A tent that looks like the kind of tents for safaris in Kenya, but not a glamping luxury tent, and fits the spacial needs of filming does not exist.
We had to have it custom made and shepherding the birth of this custom tent is something I worked on for almost the whole time up until shooting!
I learned a ton about the safari and custom canvas tent industry and how there are actually a few companies in Kenya and South Africa that will custom make and ship to you!
International shipping is always a gamble with hard shooting timelines that are short, so fortunately in the end we found a vendor in America who was perfect.
When we were working out the needs and possibilities of the tent. That post-it was the planned choreography, and we made little origami tents to discuss the options.
We asked for huge skylights for ease of lighting and shooting, and after building our custom tent for the first time, we had some add on requests.
One of them was an add on divider in this very specific dimension. The idea was so unfunctional for most tent customers that the vendor had no idea what I meant until we drew this little scribble over the photo.
Cady’s mom is a research zoologist, so we had to imagine a field research tent that a professional scientist lives and works out of as well as shares with her daughter.
We tried to think very hard (and do lots of research!) about what those details would look like for her desk and I think Jess did an amazing job. I just contributed research and finishing details to this portion of the set.
Since this movie version of Mean Girls locates Cady and her mom specifically in Kenya, we were thinking of ways to reflect the specificity of Kenya in the items in the tent, and one of course is food. The other is textiles and we do have a quite a few specific Kenyan textiles in the tent but lets stay focused on the food.
So I visited small African food groceries, which in New Jersey primarily cater to immigrants from West Africa and nothing specifically from Kenya. Though when I saw British food products that are popular in the post-colonial British empire world, I picked up a few of those items.

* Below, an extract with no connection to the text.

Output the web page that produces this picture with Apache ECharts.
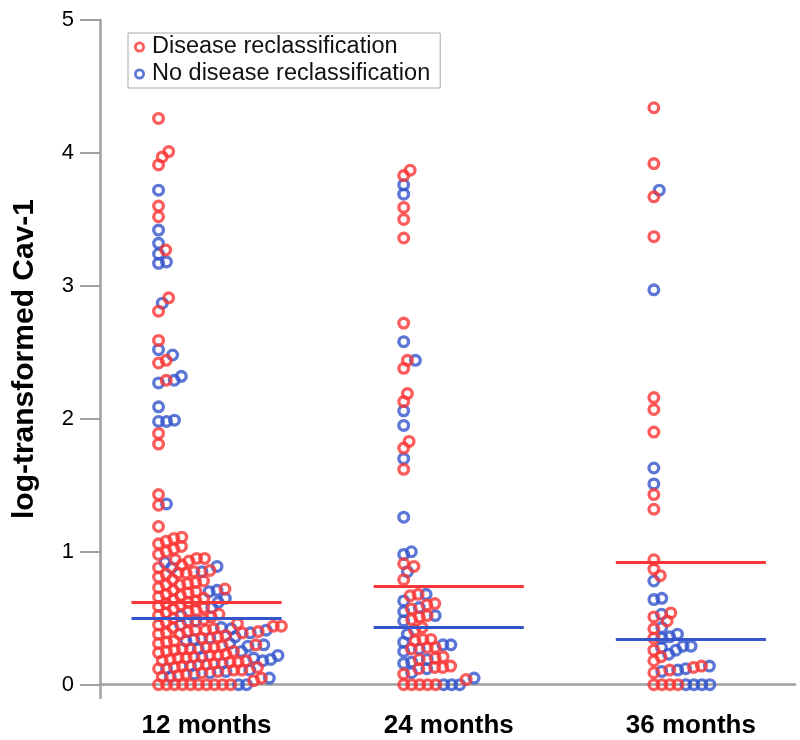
<!DOCTYPE html>
<html>
<head>
<meta charset="utf-8">
<script src="https://cdn.jsdelivr.net/npm/echarts@6/dist/echarts.min.js"></script>
<style>html,body{margin:0;padding:0;background:#fff;}#chart{width:800px;height:740px;}</style>
</head>
<body>
<div id="chart"></div>
<script>
// ---- data ----
const categories = ['12 months', '24 months', '36 months'];
const seriesNames = ['Disease reclassification', 'No disease reclassification'];
const yTicks = [0, 1, 2, 3, 4, 5];

const red12 = [4.26, 4.01, 3.97, 3.91, 3.60, 3.52, 3.27, 2.91, 2.81, 2.59, 2.44, 2.42, 2.29, 1.89, 1.81, 1.43, 1.35, 1.19, 1.11, 1.10,
  1.08, 1.06, 1.04, 1.02, 1.00, 0.98, 0.95, 0.95, 0.94, 0.93, 0.90, 0.88, 0.86, 0.85, 0.84, 0.84, 0.83, 0.81, 0.79, 0.78, 0.77,
  0.76, 0.75, 0.75, 0.73, 0.72, 0.71, 0.70, 0.69, 0.68, 0.67, 0.66, 0.65, 0.64, 0.63, 0.62, 0.61, 0.60, 0.59, 0.58, 0.57,
  0.56, 0.55, 0.54, 0.53, 0.52, 0.51, 0.50, 0.49, 0.48, 0.47, 0.46, 0.45, 0.44, 0.44, 0.43, 0.42, 0.41, 0.41, 0.40, 0.40,
  0.39, 0.39, 0.38, 0.38, 0.37, 0.36, 0.35, 0.33, 0.32, 0.31, 0.30, 0.29, 0.28, 0.28, 0.27, 0.27, 0.26, 0.25, 0.25, 0.24,
  0.23, 0.22, 0.22, 0.21, 0.20, 0.20, 0.19, 0.18, 0.18, 0.17, 0.17, 0.16, 0.15, 0.15, 0.14, 0.13, 0.13, 0.12, 0.11, 0.11,
  0.10, 0.09, 0.08, 0.07, 0.06, 0.05, 0.03, 0, 0, 0, 0, 0, 0, 0, 0, 0, 0];
const blue12 = [3.72, 3.42, 3.32, 3.24, 3.18, 3.17, 2.87, 2.52, 2.48, 2.32, 2.29, 2.27, 2.09, 1.99, 1.98, 1.98, 1.36,
  0.92, 0.89, 0.88, 0.85, 0.71, 0.70, 0.65, 0.62, 0.58, 0.52, 0.48, 0.45, 0.43, 0.42, 0.41, 0.39, 0.36, 0.35, 0.34, 0.33,
  0.31, 0.30, 0.29, 0.27, 0.25, 0.22, 0.21, 0.20, 0.19, 0.18, 0.16, 0.14, 0.12, 0.11, 0.10, 0.09, 0.08, 0.06, 0.05, 0, 0];
const red24 = [3.87, 3.83, 3.59, 3.50, 3.36, 2.72, 2.44, 2.38, 2.19, 2.13, 1.83, 1.78, 1.62, 0.91, 0.89, 0.79, 0.68, 0.67,
  0.61, 0.60, 0.57, 0.52, 0.51, 0.49, 0.43, 0.41, 0.34, 0.34, 0.33, 0.28, 0.28, 0.27, 0.21, 0.20, 0.19, 0.14, 0.13, 0.13,
  0.12, 0.08, 0.04, 0, 0, 0, 0, 0];
const blue24 = [3.76, 3.69, 2.58, 2.44, 2.06, 1.95, 1.70, 1.26, 1.00, 0.98, 0.85, 0.68, 0.63, 0.58, 0.55, 0.52, 0.48,
  0.38, 0.32, 0.30, 0.30, 0.27, 0.25, 0.19, 0.17, 0.16, 0.12, 0.09, 0.05, 0, 0, 0];
const red36 = [4.34, 3.92, 3.67, 3.37, 2.16, 2.07, 1.90, 1.43, 1.32, 0.94, 0.87, 0.82, 0.54, 0.51, 0.48, 0.42, 0.35,
  0.26, 0.21, 0.18, 0.14, 0.13, 0.11, 0.09, 0, 0, 0, 0];
const blue36 = [3.72, 2.97, 1.63, 1.51, 0.78, 0.65, 0.64, 0.53, 0.43, 0.38, 0.36, 0.35, 0.29, 0.29, 0.28, 0.26, 0.23,
  0.14, 0.12, 0.11, 0.10, 0, 0, 0, 0];
const redMeans = [0.62, 0.74, 0.92];
const blueMeans = [0.50, 0.43, 0.34];

// ---- layout constants ----
const RED = '#fa3535', BLUE = '#3555cc';
const GRID = {left: 100, top: 20, width: 695, height: 678};
const Y_MIN = -0.1, Y_MAX = 5;
const X_MIN = 0.56, X_MAX = 3.43;
const pxPerY = GRID.height / (Y_MAX - Y_MIN);
const pxPerX = GRID.width / (X_MAX - X_MIN);
const DOT_START_PX = [-48, -45, -37];  // where each swarm starts, px from group centre
const SW = 8;              // px horizontal clearance
const SH = 9;              // px vertical clearance
const LINE_HALF = 0.31;
// ring symbol (annulus) so that the stroke is thick and the centre stays open
const RING = 'path://M0,-6A6,6 0 1,1 0,6A6,6 0 1,1 0,-6ZM0,-2.9A2.9,2.9 0 1,0 0,2.9A2.9,2.9 0 1,0 0,-2.9Z';

// one-sided beeswarm: each dot goes to the smallest offset that clears the dots already placed
function swarm(gi, reds, blues) {
  const pts = reds.map(v => ({v, s: 0})).concat(blues.map(v => ({v, s: 1})));
  pts.sort((a, b) => a.v - b.v || a.s - b.s);
  const placed = [];
  const out = [[], []];
  pts.forEach(p => {
    const yp = p.v * pxPerY;
    const near = placed.filter(q => Math.abs(q.y - yp) < SH);
    const cands = [0];
    near.forEach(q => {
      const dy = (q.y - yp) / SH;
      cands.push(q.x + SW * Math.sqrt(1 - dy * dy));
    });
    cands.sort((a, b) => a - b);
    let x = cands[cands.length - 1];
    for (const c of cands) {
      if (near.every(q => ((c - q.x) / SW) ** 2 + ((yp - q.y) / SH) ** 2 >= 0.999)) { x = c; break; }
    }
    placed.push({x, y: yp});
    out[p.s].push([gi + 1 + (DOT_START_PX[gi] + x) / pxPerX, p.v]);
  });
  return out;
}
const groups = [[red12, blue12], [red24, blue24], [red36, blue36]].map((g, i) => swarm(i, g[0], g[1]));
const redPts = [].concat(...groups.map(g => g[0]));
const bluePts = [].concat(...groups.map(g => g[1]));

function meanLines(means) {
  return means.map((m, i) => [{coord: [i + 1 - LINE_HALF, m]}, {coord: [i + 1 + LINE_HALF, m]}]);
}

const FONT = 'Liberation Sans, Arial, sans-serif';
const chart = echarts.init(document.getElementById('chart'), null, {renderer: 'canvas'});
chart.setOption({
  animation: false,
  backgroundColor: '#fff',
  grid: GRID,
  legend: {
    orient: 'vertical', left: 128, top: 33,
    data: [{name: seriesNames[0], icon: RING}, {name: seriesNames[1], icon: RING}],
    itemWidth: 11, itemHeight: 11, itemGap: 3,
    padding: [2, 10, 2, 6],
    borderColor: '#aaaaaa', borderWidth: 1,
    textStyle: {fontFamily: FONT, fontSize: 23.5, color: '#111', padding: [0, 0, 0, 2]}
  },
  xAxis: {
    type: 'value', min: X_MIN, max: X_MAX,
    axisLine: {lineStyle: {color: '#a0a0a0', width: 2.5}},
    axisTick: {show: false},
    splitLine: {show: false},
    axisLabel: {
      customValues: [1, 2, 3],
      formatter: v => categories[Math.round(v) - 1],
      fontFamily: FONT, fontSize: 26, fontWeight: 'bold', color: '#000', margin: 15
    }
  },
  yAxis: {
    type: 'value', min: Y_MIN, max: Y_MAX,
    name: 'log-transformed Cav-1', nameLocation: 'middle', nameGap: 60,
    nameTextStyle: {fontFamily: FONT, fontSize: 30, fontWeight: 'bold', color: '#000'},
    axisLine: {show: true, lineStyle: {color: '#a0a0a0', width: 2.5}},
    axisTick: {show: true, customValues: yTicks, length: 20, lineStyle: {color: '#a0a0a0', width: 2}},
    splitLine: {show: false},
    axisLabel: {customValues: yTicks, fontFamily: FONT, fontSize: 22, color: '#000', margin: 26}
  },
  series: [
    {
      name: seriesNames[1], type: 'scatter', symbol: RING, symbolSize: 13,
      itemStyle: {color: BLUE},
      data: bluePts, z: 2,
      markLine: {silent: true, symbol: 'none', label: {show: false},
        lineStyle: {color: BLUE, width: 3, type: 'solid'}, data: meanLines(blueMeans)}
    },
    {
      name: seriesNames[0], type: 'scatter', symbol: RING, symbolSize: 13,
      itemStyle: {color: RED},
      data: redPts, z: 3,
      markLine: {silent: true, symbol: 'none', label: {show: false},
        lineStyle: {color: RED, width: 3, type: 'solid'}, data: meanLines(redMeans)}
    }
  ]
});
</script>
</body>
</html>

And that’s how I found myself one early morning at the warehouse of a specialty African importer (photo below).
After doing lots of research (I was trolling through the Carrefour Kenya website), I figured the specifically Kenyan, made in Kenya, food item that was most visually clear and which made sense for someone to store in a tent were these Kenylon brand Njahi beans.
YAY!
oh wait, but how am I going to find them in America? The warehouse I visited were out of stock on this particular moment at the time!!!!!!!!!!
So after a lot of calling around and googling, I found an importer in Maryland who shipped them to me in time, they made them into the set, and you know what? THEY MADE THEM ON SCREEN!
In the first 5 min of the film, if you are paying close attention when Cady is singing and running through her tent you will see the Kenylon Njahi Beans on screen! If you are me (or maybe now you after reading this) you will yelp for joy and triumph for a can of just the right beans detail to locate Cady and her mom in Kenya in the background.